Many major social networking sites are leaking information that allows third-party advertising and tracking companies to associate the Web browsing habits of users with a specific person, researchers warn.
That’s the conclusion of a study on the leakage of personally identifiable information on social networks done at AT&T Labs and the Worcester Polytechnic Institute.
The findings (PDF document), which appears to have received scant public attention so far, was presented by the study’s two researchers at a conference in Barcelona more than a month ago. Earlier this week, civil liberties group Electronic Frontier Foundation (EFF) referred to the study in a blog post.
The research, by Craig Wills of Worcester Polytechnic and Balachander Krishnamurthy of ATT, presents “some interesting technical details” on how social networking sites are leaking personal data, the EFF blog post said.
“In some cases, the leakage may be unintentional, but in others, there is clever and surreptitious anti-privacy engineering at work,” the EFF said.
Wills told Computerworld that he and Krishnamurthy surveyed 12 of the biggest social networks for the study. They discovered that 11 of them were leaking personal identity information to third-parties including data aggregators, which track and aggregate user viewing habits for targeted ad-serving purposes.
What the study shows is that most users on social networking sites are vulnerable to having their identity information from their profiles, associated with tracking cookies used by data aggregators, he said.
The information allows aggregators to relatively easily scoop up personal data from a user’s social network page and to track that user’s movement’s across multiple Web sites across the Internet.
While aggregators have typically claimed that a person’s movement on the Internet is tracked just as an anonymous IP address, the information from social networking sites allows them to attach a unique identity to each profile, Wills said.
What is not known, however, is if data aggregators are actually recording any of the personal identity information being relayed to them from social media sites, Wills said.
He said personal identity data or unique identifiers that point to a person’s real identity are often relayed by social networking sites to third parties via so-called HTPP referrer headers. HTTP headers basically identity to a Web page the URL of any resources that link to it.
In the case of the social networks surveyed, all of the URLs being relayed via such HTTP headers included the user’s unique identifier, he said.
When a user’s page is being loaded on such sites, third-party tracking and advertising services that have a relationship with the site get not only the data from their tracking cookies but also the data containing the users unique identifier from the HTTP header, he said.
Another way in which identity data is leaked to third-party providers is when a social networking site contains objects from a server that appears to be part of the site, but in reality belongs to the third-party.

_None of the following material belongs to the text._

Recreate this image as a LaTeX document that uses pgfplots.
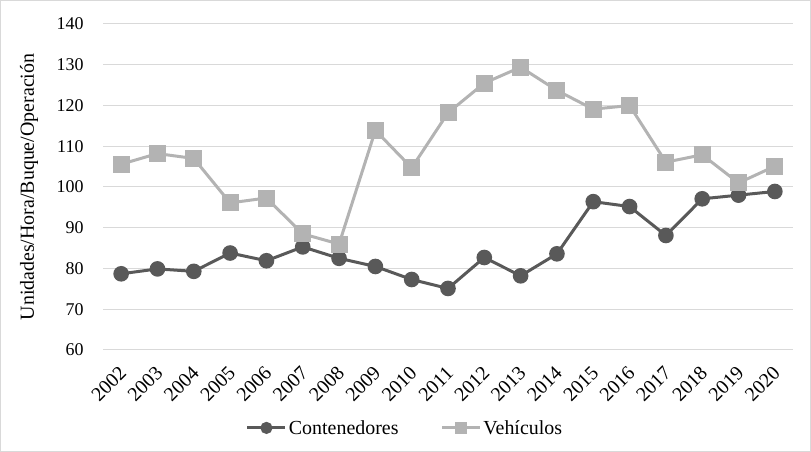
\documentclass[border=0pt]{standalone}
\usepackage{pgfplots}
\pgfplotsset{compat=1.18}
\usepackage{fontspec}
\setmainfont{Liberation Serif}
\definecolor{cont}{HTML}{595959}
\definecolor{veh}{HTML}{B3B3B3}
\definecolor{gridc}{HTML}{D9D9D9}

\begin{document}
\begin{tikzpicture}[font=\rmfamily]
\useasboundingbox (0bp,0bp) rectangle (811bp,452bp);
\draw[gridc, line width=1bp] (0.5bp,0.5bp) rectangle (810.5bp,451.5bp);
\begin{axis}[
    at={(103bp,102bp)}, anchor=south west,
    scale only axis, width=690bp, height=326bp,
    xmin=2001.5, xmax=2020.5,
    ymin=60, ymax=140,
    xtick={2002,...,2020},
    ytick={60,70,...,140},
    xticklabel style={xshift=-3bp, yshift=-15bp, rotate=45, anchor=north east, inner sep=0bp,
        font=\rmfamily\fontsize{20}{22}\selectfont},
    yticklabel style={xshift=-16bp, font=\rmfamily\fontsize{18}{20}\selectfont},
    /pgf/number format/assume math mode=true,
    /pgf/number format/1000 sep={},
    axis line style={draw=none},
    major tick style={draw=none},
    ymajorgrids,
    grid style={gridc, line width=1bp},
    ylabel={Unidades/Hora/Buque/Operación},
    every axis y label/.style={at={(rel axis cs:0,0.5)}, xshift=-74bp, rotate=90,
        anchor=center, font=\rmfamily\fontsize{20}{22}\selectfont},
    legend columns=2,
    legend style={at={(0.4377,-0.239)}, anchor=center, draw=none,
        font=\rmfamily\fontsize{20}{22}\selectfont,
        /tikz/every even column/.append style={column sep=40bp}},
    legend image code/.code={
        \draw[mark repeat=2, mark phase=2, mark size=4.5bp]
        plot coordinates {(0bp,0bp) (19bp,0bp) (38bp,0bp)};
    },
]
\addplot[cont, line width=3bp, mark=*, mark size=6.3bp] coordinates {
(2002,78.7) (2003,79.9) (2004,79.3) (2005,83.8) (2006,81.9) (2007,85.3)
(2008,82.5) (2009,80.5) (2010,77.3) (2011,75.1) (2012,82.7) (2013,78.2)
(2014,83.6) (2015,96.4) (2016,95.2) (2017,88.1) (2018,97.1) (2019,98.0)
(2020,98.9)};
\addlegendentry{Contenedores}
\addplot[veh, line width=3bp, mark=square*, mark size=7bp] coordinates {
(2002,105.6) (2003,108.2) (2004,107.0) (2005,96.1) (2006,97.3) (2007,88.5)
(2008,86.0) (2009,113.9) (2010,104.7) (2011,118.2) (2012,125.5) (2013,129.4)
(2014,123.7) (2015,119.1) (2016,120.0) (2017,106.1) (2018,107.9) (2019,101.0)
(2020,105.1)};
\addlegendentry{Vehículos}
\end{axis}
\end{tikzpicture}
\end{document}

At least two of the social networks surveyed were relaying personal identity data to such hidden third-party servers, the report said. Also, five of the 12 social networks surveyed were also leaking unique user identifiers via so-called Request-URIs, which identify pages or objects on a Web site.
“We don’t know what the specific practice of a third-party tracking site,” when it comes to using the information, Wills said. “But this information is available to them. It is particularly worrisome because third-party aggregators are creeping into a lot of sites that you and I visit.”
EFF staff technologist Peter Eckersley noted in the blog post that there appears to be no easy way for users of such sites to avoid being tracked in this fashion.
To mitigate the risk, users of social networking sites need to disable flash cookies and ensure that all other cookies are deleted when the browser is closed, Eckersley wrote.
Certain Firefox extensions are also available that allow users to control when third-party sites can include content or run code on their browsers and plug-ins are available to help them opt out of targeted advertising cookies, he wrote.
But the steps can be hard to follow and can limit browser functionality. “We’re fearful that the vast majority of Internet users will continue to be tracked by dozens of companies—companies they’ve never heard of, companies they have no relationship with, companies they would never choose to trust with their most private thoughts and reading habits,” he wrote.